Les Magiciens (1976) en redéploiera la formule, faussée par la foirade d'une forme bâclée : les prophéties autoréalisatrices, savoir que la mort va arriver aux autres, sont des suicides différés. Une dimension théorique s'en déduit en distinguant justement l'induction de la déduction, la première qui est une méthode ascendante, du particulier à l'universel, quand la seconde méthode propose au contraire de descendre de l'universel au particulier. L'ami détective travaille à la déduction en étant moins sûr de tomber que son antagoniste qui vise les sommets sans voir les risques à dégringoler.

Avec son complice Paul Gégauff, sa petite voix démonique, le socratique Claude Chabrol aura pris le faux nez de son acteur pour s'en affubler lui-même, et faire ainsi un pied de nez à une propension démiurgique qui fait partie du fatras bourgeois et ses remugles chrétiens. Comme Michel Piccoli dans le rôle de l'éclaireur, le cinéaste est un ami de la vérité pour autant qu'elle ne tue pas nécessairement hors-champ son manipulateur. Il est fort possible, alors, que la vérité n'atteigne plus une classe si farcie d'elle-même que sa dernière volonté est l'apocalypse pour le monde entier.

 

Folies bourgeoises (1976)

 

Le boudoir en pâtée

La décomposition avance, plus prononcée que jamais. Le pic des années 70, décennie du X, l'est aussi d'une débandade consommée et Claude Chabrol n'aura pas craint de s'en salir les mains.

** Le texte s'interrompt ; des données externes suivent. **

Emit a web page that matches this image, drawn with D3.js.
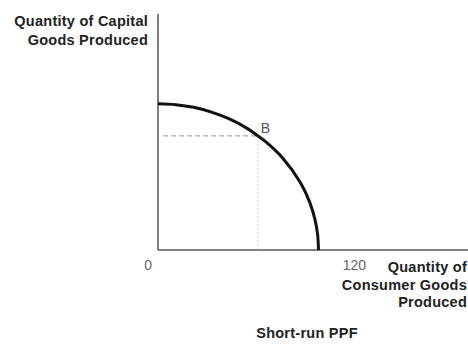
<!DOCTYPE html>
<html>
<head>
<meta charset="utf-8">
<script src="https://cdn.jsdelivr.net/npm/d3@7"></script>
<style>
  html, body { margin: 0; padding: 0; background: #fff; }
  svg { display: block; }
  .lbl { font-family: "Liberation Sans", Arial, sans-serif; font-weight: bold; font-size: 14.5px; letter-spacing: 0.25px; fill: #222; }
  .tick { font-family: "Liberation Sans", Arial, sans-serif; font-size: 14px; fill: #666; }
</style>
</head>
<body>
<svg id="chart" width="468" height="345"></svg>
<script>
// Production possibilities frontier: consumer goods (x) vs capital goods (y)
const consumerGoods = [0, 10, 20, 30, 40, 50, 56, 60, 70, 80, 85, 88, 89.5, 90];
const capitalGoods  = [82, 81.5, 80, 77.3, 73.5, 68.2, 64, 61, 51.5, 37.6, 27, 17.2, 8.6, 0];
const pointB = { label: "B", x: 56, y: 64 };
const xTickLabels = [0, 120];
const yAxisTitle = ["Quantity of Capital", "Goods Produced"];
const xAxisTitle = ["Quantity of", "Consumer Goods", "Produced"];
const chartTitle = "Short-run PPF";

const svg = d3.select("#chart");
const origin = { x: 158, y: 250 };
const x = d3.scaleLinear().domain([0, 120]).range([origin.x, 372]);
const y = d3.scaleLinear().domain([0, 120]).range([origin.y, origin.y - 214]);

// axes
svg.append("line").attr("x1", origin.x).attr("x2", origin.x)
  .attr("y1", origin.y).attr("y2", 14)
  .attr("stroke", "#555").attr("stroke-width", 1.5);
svg.append("line").attr("x1", origin.x).attr("x2", 468)
  .attr("y1", origin.y).attr("y2", origin.y)
  .attr("stroke", "#555").attr("stroke-width", 1.5);

// guide lines to point B
svg.append("line")
  .attr("x1", x(0) + 5).attr("x2", x(pointB.x))
  .attr("y1", y(pointB.y)).attr("y2", y(pointB.y))
  .attr("stroke", "#999").attr("stroke-width", 1).attr("stroke-dasharray", "5,3");
svg.append("line")
  .attr("x1", x(pointB.x)).attr("x2", x(pointB.x))
  .attr("y1", y(pointB.y)).attr("y2", y(0))
  .attr("stroke", "#ccc").attr("stroke-width", 1).attr("stroke-dasharray", "2,2");

// frontier curve
const pts = consumerGoods.map((c, i) => [c, capitalGoods[i]]);
svg.append("path")
  .attr("d", d3.line().x(d => x(d[0])).y(d => y(d[1])).curve(d3.curveCatmullRom)(pts))
  .attr("fill", "none").attr("stroke", "#111").attr("stroke-width", 3);

// point label
svg.append("text").attr("class", "tick")
  .attr("x", x(pointB.x) + 3).attr("y", y(pointB.y) - 3)
  .style("fill", "#555").text(pointB.label);

// tick labels
svg.selectAll("text.xt").data(xTickLabels).enter().append("text")
  .attr("class", "tick")
  .attr("x", d => x(d) - 6).attr("y", 270)
  .attr("text-anchor", "end").text(d => d);

// axis titles
svg.append("text").attr("class", "lbl").attr("text-anchor", "end")
  .selectAll("tspan").data(yAxisTitle).enter().append("tspan")
  .attr("x", 148).attr("y", (d, i) => 26 + i * 19).text(d => d);
svg.append("text").attr("class", "lbl").attr("text-anchor", "end")
  .selectAll("tspan").data(xAxisTitle).enter().append("tspan")
  .attr("x", 467).attr("y", (d, i) => 272 + i * 17.5).text(d => d);

// chart title
svg.append("text").attr("class", "lbl").attr("text-anchor", "middle")
  .attr("x", 307).attr("y", 338).text(chartTitle);
</script>
</body>
</html>
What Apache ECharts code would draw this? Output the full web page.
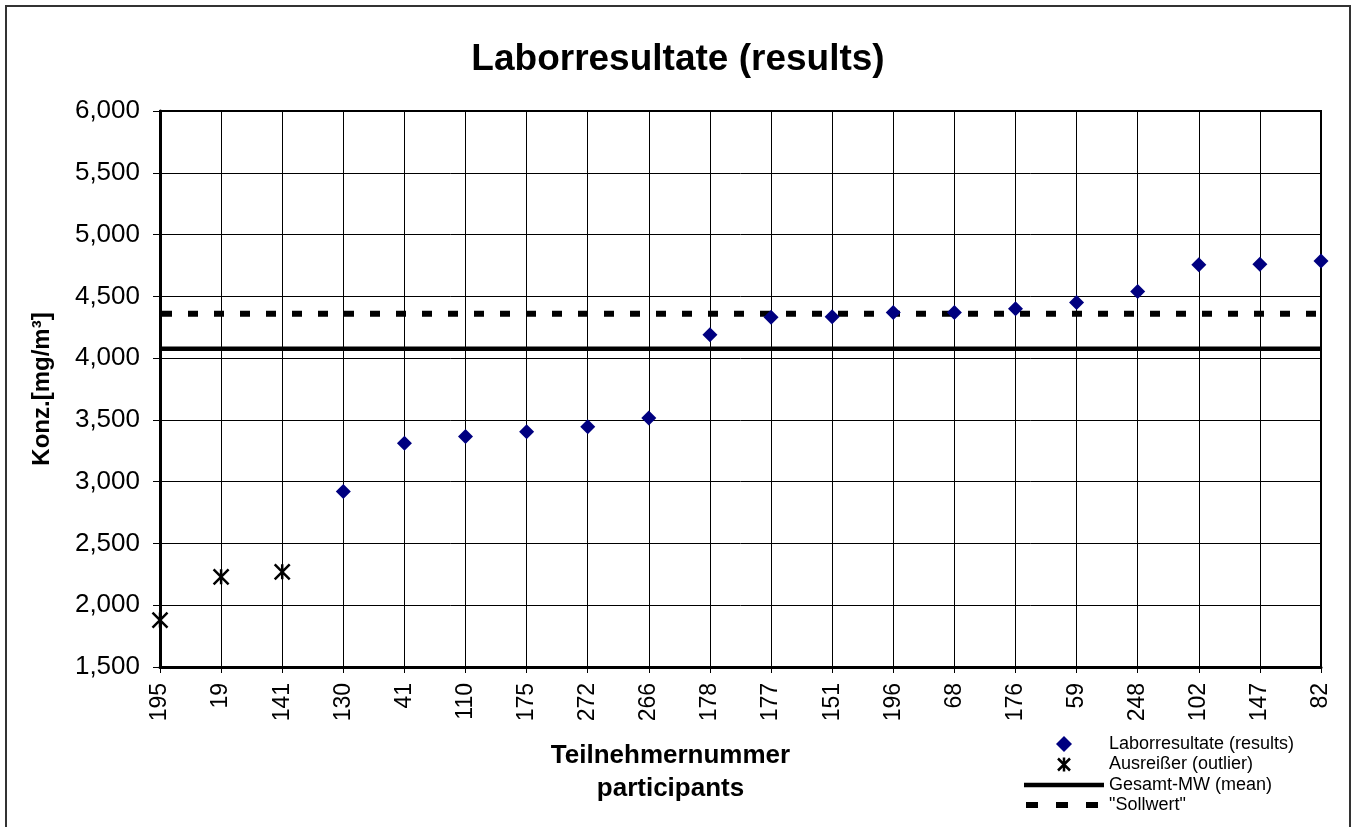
<!DOCTYPE html>
<html>
<head>
<meta charset="utf-8">
<title>Laborresultate</title>
<script src="https://cdn.jsdelivr.net/npm/echarts@6/dist/echarts.min.js"></script>
<style>
  html, body { margin: 0; padding: 0; background: #fff; }
  #chart { width: 1356px; height: 827px; }
</style>
</head>
<body>
<div id="chart"></div>
<script>
// Teilnehmernummern (x-Achse)
const participants = ['195', '19', '141', '130', '41', '110', '175', '272', '266', '178',
  '177', '151', '196', '68', '176', '59', '248', '102', '147', '82']

// Laborresultate, null = Ausreißer
const results = [null, null, null, 2920, 3310, 3365, 3405, 3445, 3515, 4190,
  4330, 4335, 4370, 4370, 4400, 4450, 4540, 4755, 4760, 4785]

// Ausreißer (outlier)
const outliers = [1880, 2230, 2270, null, null, null, null, null, null, null,
  null, null, null, null, null, null, null, null, null, null]

const meanValue = 4075
const targetValue = 4360

const yTicks = { min: 1500, max: 6000, interval: 500 }

const FONT = 'Liberation Sans, Arial, sans-serif'

const chart = echarts.init(document.getElementById('chart'))

// Legendensymbole: Pfad mit Rahmenpunkten, damit Symbol nicht gestreckt wird
const diamondIcon = 'path://M0,0M80,16M40,0L48,8L40,16L32,8Z'
const crossIcon = 'path://M0,0M80,16M34,2L46,14M46,2L34,14M40,1L40,15'

const option = {
  backgroundColor: '#fff',
  animation: false,
  title: {
    text: 'Laborresultate (results)',
    left: 'center',
    top: 41,
    padding: 0,
    textStyle: { fontFamily: FONT, fontSize: 37, fontWeight: 'bold', color: '#000' }
  },
  graphic: [{
    type: 'rect',
    shape: { x: 6, y: 6, width: 1344, height: 840 },
    style: { fill: 'none', stroke: '#333', lineWidth: 2 },
    silent: true
  }],
  legend: {
    orient: 'vertical',
    left: 1021,
    top: 734,
    padding: 0,
    itemWidth: 80,
    itemHeight: 16,
    itemGap: 0,
    textStyle: { fontFamily: FONT, fontSize: 18, color: '#000', lineHeight: 20 },
    data: [
      { name: 'Laborresultate (results)', icon: diamondIcon, itemStyle: { color: '#000080', opacity: 1 } },
      { name: 'Ausreißer (outlier)', icon: crossIcon, itemStyle: { color: 'none', borderColor: '#000', borderWidth: 2.5, opacity: 1 } },
      { name: 'Gesamt-MW (mean)', itemStyle: { opacity: 0 }, lineStyle: { color: '#000', width: 4.5, opacity: 1 } },
      { name: '"Sollwert"', itemStyle: { opacity: 0 }, lineStyle: { color: '#000', width: 6, type: [12, 18], opacity: 1 } }
    ]
  },
  grid: {
    left: 160,
    right: 35,
    top: 111,
    bottom: 160,
    show: true,
    borderColor: '#000',
    borderWidth: 2,
    containLabel: false
  },
  xAxis: {
    type: 'category',
    data: participants,
    boundaryGap: false,
    axisLine: { lineStyle: { color: '#000', width: 3 } },
    axisTick: { show: true, inside: false, length: 6, interval: 0, lineStyle: { color: '#000' } },
    axisLabel: { interval: 0, rotate: 90, margin: 16, fontFamily: FONT, fontSize: 23, color: '#000' },
    splitLine: { show: true, interval: 0, lineStyle: { color: '#000', width: 1 } },
    name: 'Teilnehmernummer\nparticipants',
    nameLocation: 'middle',
    nameGap: 72,
    nameTextStyle: {
      fontFamily: FONT, fontSize: 26, fontWeight: 'bold', color: '#000',
      lineHeight: 33, verticalAlign: 'top', padding: [0, 140, 0, 0]
    }
  },
  yAxis: {
    type: 'value',
    min: yTicks.min,
    max: yTicks.max,
    interval: yTicks.interval,
    axisLine: { show: true, lineStyle: { color: '#000', width: 3 } },
    axisTick: { show: true, length: 7, lineStyle: { color: '#000' } },
    axisLabel: {
      margin: 20, fontFamily: FONT, fontSize: 26, color: '#000',
      formatter: v => v.toLocaleString('en-US')
    },
    splitLine: { show: true, lineStyle: { color: '#000', width: 1 } },
    name: 'Konz.[mg/m³]',
    nameLocation: 'middle',
    nameGap: 106,
    nameTextStyle: { fontFamily: FONT, fontSize: 24, fontWeight: 'bold', color: '#000' }
  },
  series: [
    {
      name: 'Gesamt-MW (mean)',
      type: 'line',
      data: participants.map(() => meanValue),
      symbol: 'none',
      lineStyle: { color: '#000', width: 4.5 },
      itemStyle: { color: '#000' },
      z: 3
    },
    {
      name: '"Sollwert"',
      type: 'line',
      data: participants.map(() => targetValue),
      symbol: 'none',
      lineStyle: { color: '#000', width: 6, type: [10, 16], dashOffset: -2 },
      itemStyle: { color: '#000' },
      z: 3
    },
    {
      name: 'Laborresultate (results)',
      type: 'scatter',
      data: results,
      symbol: 'diamond',
      symbolSize: 15,
      itemStyle: { color: '#000080', opacity: 1 },
      z: 5
    },
    {
      name: 'Ausreißer (outlier)',
      type: 'scatter',
      data: outliers,
      symbol: 'path://M0,0L14,14M14,0L0,14M7,0L7,14',
      symbolSize: 15,
      itemStyle: { color: 'none', borderColor: '#000', borderWidth: 2.5, opacity: 1 },
      z: 5
    }
  ]
}

chart.setOption(option)
</script>
</body>
</html>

Le chef-d'œuvre sur le papier de La Décade prodigieuse a laissé place à la merde annoncée, irrattrapable, sans sauvetage possible, sinon son tout dernier plan, une étreinte à distance entre deux statues qui réussissent là où les amants n'ont pas cessé d'échouer. Sauver les meubles est laborieux quand le mobilier est aussi hétéroclite et dépareillé qu'il est pourri, mité de partout, une distribution improbable et des acteurs en roue libre, une plâtrée de grotesqueries indistinctement vécues et fantasmées et un doublage qui tire la langue dans tous les sens mais la bouche demeure pâteuse.

Il y a pourtant un sujet qui n'est pas rien quand il s'agit de l'impossibilité de passer à l'acte. L'épouse d'un plumitif imagine se farcir son amant volage qui est l'éditeur de son mari tandis que ce dernier rêve d'en finir avec elle. Bruce Dern braie comme un âne et Stéphane Audran abêtit délibérément ses meilleures performances chez son ex-mari et Luis Buñuel. À la fin, ces deux-là se résigneront toutefois à l'effort d'une vie commune, jusqu'alors passée à épuiser les crédits de l'imaginaire dans des rêveries absurdes et pour pas cher, le kitsch dévalué d'un surréalisme de fin de partie.

Le passage à l'acte demande encore trop, trop d'effort, trop de travail, trop de fatigue. Du réel quoi. La réalité, elle, invite au compromis, une fois dépensée la fausse monnaie du fantasme. Deux moments, pourtant. Dans le premier, un détective inénarrable et coquet joué par Tomás Milián est incapable de savourer ses boudoirs, les gâteaux désagrégés dans le thé où ils ont trop longtemps baigné. Y répondrait le cauchemar ridicule du phallus géant et gonflable du mari, bientôt tailladée par sa femme. Gageons que ce film-là est un témoignage cru de l'époque et de ce qu'elle a fait subir à celui qui s'en voulait le seul contempteur : on voudrait encore bander mais tout finira en pâtée.

Quand Claude Chabrol tournera Alice ou la dernière fugue (1977), la fugue sera aussi la sienne. Les films ratés, avant et encore après, sont les seuls crimes dont cet honnête homme se sera autorisé.